A última das camas da rainha Vitória em que vamos nos debruçar é aquela em que seu corpo de 82 anos foi colocado para descansar, após sua morte em 22 de janeiro de 1901. Até hoje, o móvel permanece no seu quarto em Osborne House, na Ilha de Wight. A propriedade fora construída pelo príncipe Albert e pela soberana como uma espécie de retiro de férias para a família real. Em 20 de janeiro de 1901, o Dr. Reid, médico pessoal da monarca, instalou uma maca no quarto, para poder tratar melhor da paciente. Vitória foi diagnosticada com uma “febre cerebral”, já tendo desenvolvido com o passar dos anos osteoporose, prolapso uterino, obesidade mórbida, além de uma agravante miopia. Depois do óbito, o Dr. Reid e suas enfermeiras arrumaram o corpo da rainha em sua cama, com um retrato post mortem do príncipe Albert, que pode ser visto na cabeceira até hoje. Folhas de palmeira imperial enfeitavam o leito da soberana do Reino Unido e Imperatriz da Índia, coberta pelos seus brancos véus de noiva. Atualmente, Osborne House funciona como um museu, decorado conforme a época em que a rainha Vitória morava lá, com sua coleção de arte e mobiliário original, incluindo a rica cama com dossel, sobre a qual fora adicionada uma placa póstuma, alertando que ali seu corpo moribundo repousara pela última vez.
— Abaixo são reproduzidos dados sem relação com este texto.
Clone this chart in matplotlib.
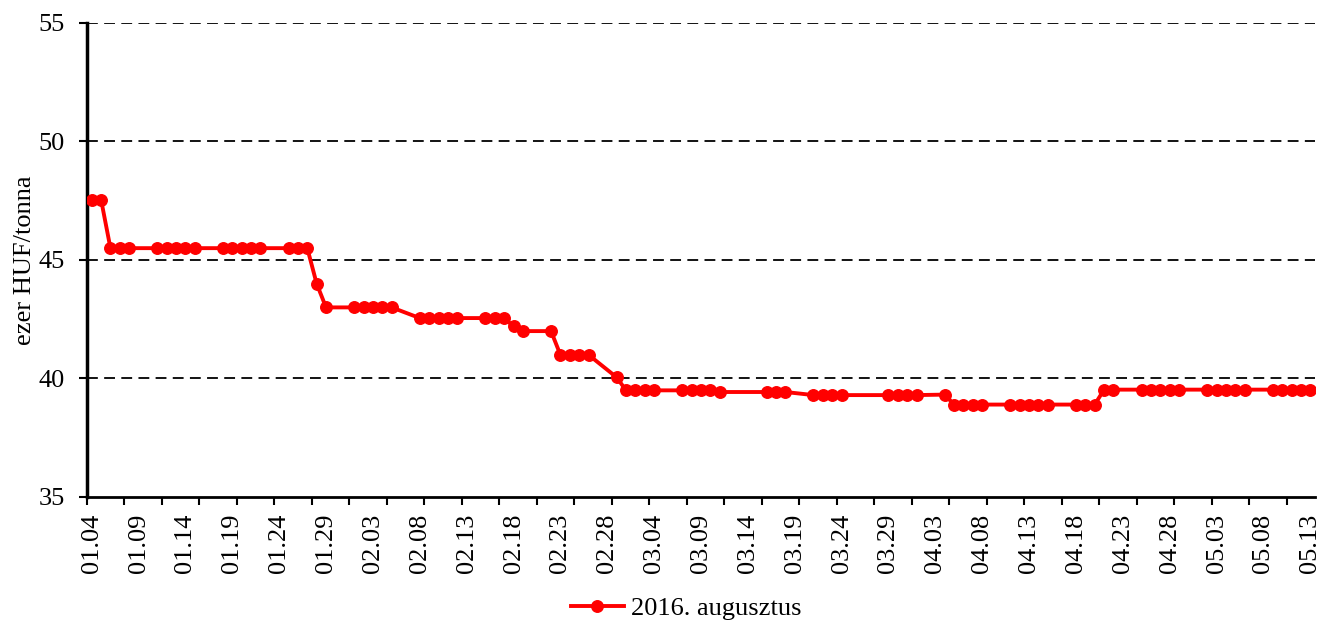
import matplotlib.pyplot as plt
import matplotlib.dates as mdates
import pandas as pd

year = 2016
days = ['01.04', '01.05', '01.06', '01.07', '01.08',
        '01.11', '01.12', '01.13', '01.14', '01.15',
        '01.18', '01.19', '01.20', '01.21', '01.22',
        '01.25', '01.26', '01.27', '01.28', '01.29',
        '02.01', '02.02', '02.03', '02.04', '02.05',
        '02.08', '02.09', '02.10', '02.11', '02.12',
        '02.15', '02.16', '02.17', '02.18', '02.19',
        '02.22', '02.23', '02.24', '02.25', '02.26',
        '02.29', '03.01', '03.02', '03.03', '03.04',
        '03.07', '03.08', '03.09', '03.10', '03.11',
        '03.16', '03.17', '03.18',
        '03.21', '03.22', '03.23', '03.24',
        '03.29', '03.30', '03.31', '04.01',
        '04.04', '04.05', '04.06', '04.07', '04.08',
        '04.11', '04.12', '04.13', '04.14', '04.15',
        '04.18', '04.19', '04.20', '04.21', '04.22',
        '04.25', '04.26', '04.27', '04.28', '04.29',
        '05.02', '05.03', '05.04', '05.05', '05.06',
        '05.09', '05.10', '05.11', '05.12', '05.13']
prices = [47.55, 47.55, 45.5, 45.5, 45.5,
          45.5, 45.5, 45.5, 45.5, 45.5,
          45.5, 45.5, 45.5, 45.5, 45.5,
          45.5, 45.5, 45.5, 44.0, 43.0,
          43.0, 43.0, 43.0, 43.0, 43.0,
          42.55, 42.55, 42.55, 42.55, 42.55,
          42.55, 42.55, 42.55, 42.2, 42.0,
          42.0, 41.0, 41.0, 41.0, 41.0,
          40.05, 39.5, 39.5, 39.5, 39.5,
          39.5, 39.5, 39.5, 39.5, 39.43,
          39.43, 39.43, 39.43,
          39.3, 39.3, 39.3, 39.3,
          39.3, 39.3, 39.3, 39.3,
          39.32, 38.9, 38.9, 38.9, 38.9,
          38.9, 38.9, 38.9, 38.9, 38.9,
          38.9, 38.9, 38.9, 39.53, 39.53,
          39.53, 39.53, 39.53, 39.53, 39.53,
          39.53, 39.53, 39.53, 39.53, 39.53,
          39.53, 39.53, 39.53, 39.53, 39.53]
series_name = '2016. augusztus'
y_label = 'ezer HUF/tonna'

plt.rcParams['font.family'] = ['Liberation Serif', 'DejaVu Serif']

dates = pd.to_datetime([f'{year}.{d}' for d in days], format='%Y.%m.%d')
start = pd.Timestamp(year, 1, 4)
end = pd.Timestamp(year, 5, 13)
half = pd.Timedelta(hours=12)

fig = plt.figure(figsize=(13.23, 6.2), dpi=100)
ax = fig.add_axes([87 / 1323, 1 - 497 / 620, (1315 - 87) / 1323, (497 - 23) / 620])

ax.plot(dates, prices, color='#ff0000', linewidth=2.8, marker='o',
        markersize=8.3, label=series_name, zorder=3)

ax.set_ylim(35, 55)
ax.set_yticks([35, 40, 45, 50, 55])
ax.set_xlim(start - half, end + half)

# labels every 5 days, tick marks every 4 days on day boundaries (Excel style)
ax.set_xticks(pd.date_range(start, end, freq='5D'))
ax.set_xticks(pd.date_range(start - half, end + half, freq='4D'), minor=True)
ax.xaxis.set_major_formatter(mdates.DateFormatter('%m.%d'))
ax.tick_params(axis='x', which='major', rotation=90, labelsize=19, length=0, pad=12)
ax.tick_params(axis='x', which='minor', direction='out', length=6, width=1.5)
ax.tick_params(axis='y', labelsize=19, direction='out', length=6, width=1.5, pad=10)
ax.set_ylabel(y_label, fontsize=19, labelpad=2)

for v in [40, 45, 50, 55]:
    ax.axhline(v, color='black', linestyle=(0, (6, 3.5)), linewidth=1.3, zorder=1)

for side in ['top', 'right']:
    ax.spines[side].set_visible(False)
ax.spines['left'].set_linewidth(2.5)
ax.spines['bottom'].set_linewidth(2)

ax.legend(loc='center', bbox_to_anchor=(0.488, -0.235), frameon=False, fontsize=19,
          handlelength=2.0, handletextpad=0.27)

fig.savefig('out.png', dpi=100)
Cama com dossel, onde o corpo da rainha Vitória foi colocado para repousar, em Osborne House, na Ilha de Wight.

Fotografia do corpo da monarca, arrumada sobre a cama, em 22 de janeiro de 1901. Acima, uma litogravura de seus familiares, presentes no momento de sua morte.

Notas:

¹ Em seu diário de 1832, Vitória menciona “minha própria caminha que sempre viaja comigo”.
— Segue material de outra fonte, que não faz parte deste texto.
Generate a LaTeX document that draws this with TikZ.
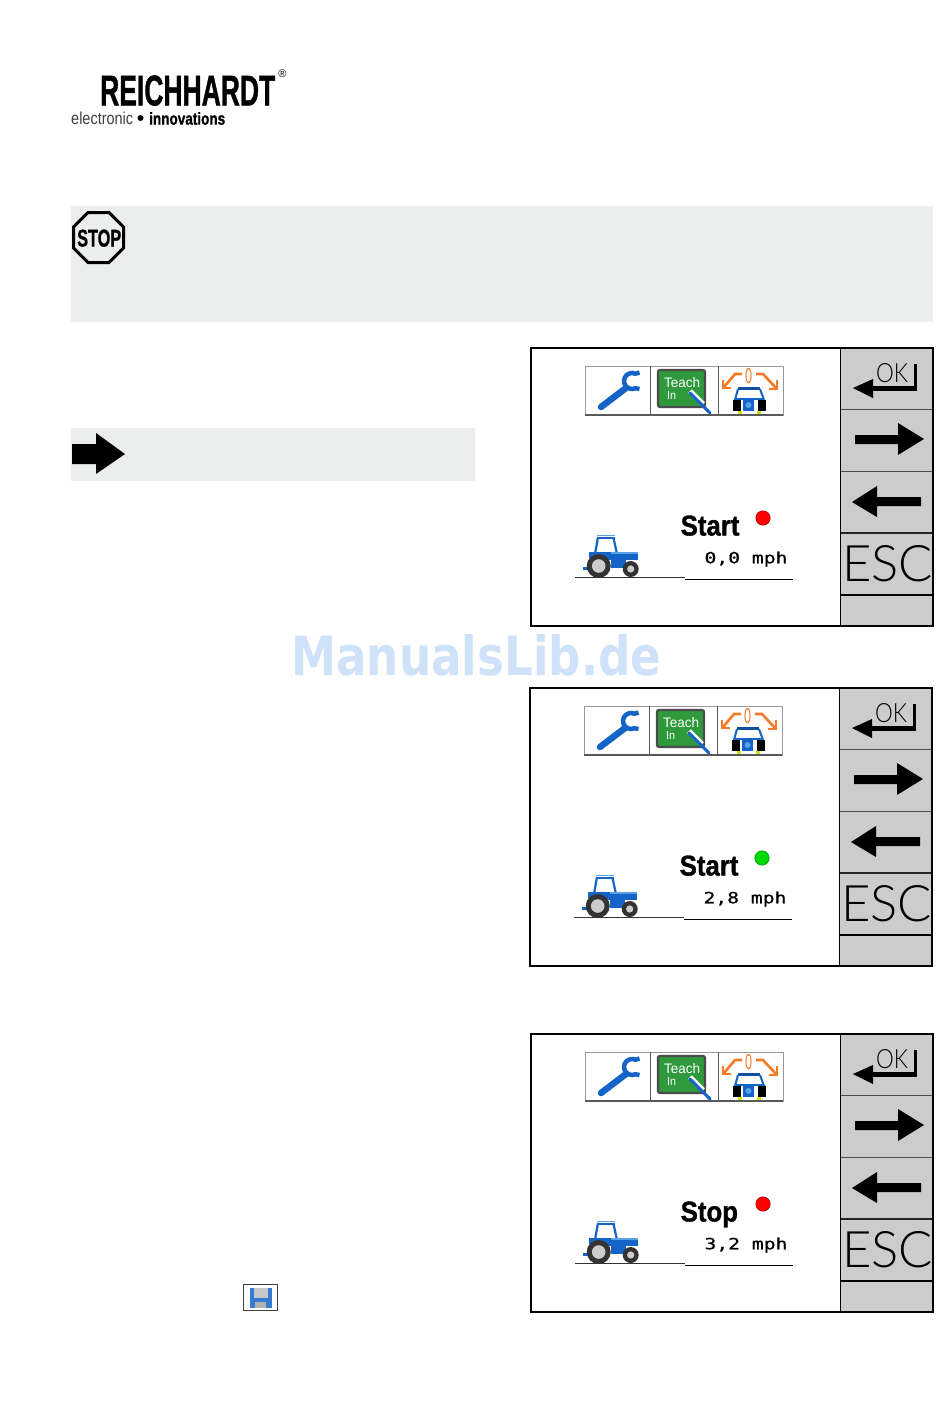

Referências Bibliográficas:

ALEXANDRE, Philippe; DE L’AULNOIT, Béatriz. Victoria: a última rainha (1819 – 1901). Tradução de Fátima Gaspar e Carlos Gaspar. 2ª ed. Lisboa, Portugal: Bertrand, 2002.

AUBYN, Giles St. Queen Victoria: a portrait. Great Britain: Sceptre, 1992.

BAIRD, Julia. Vitória, a rainha: a biografia íntima da mulher que comandou um império. Tradução de Denise Bottman. Rio de Janeiro: Objetiva, 2018.

BROWN, Kate Victoria. The Secret Life of Queen Victoria You Didn’t Know. 2024 – Acesso em 27 de Agosto de 2024.

GILL, Gillian. We two: Victoria and Albert: rulers, partners, rivals. New York: Ballantine Books, 2009.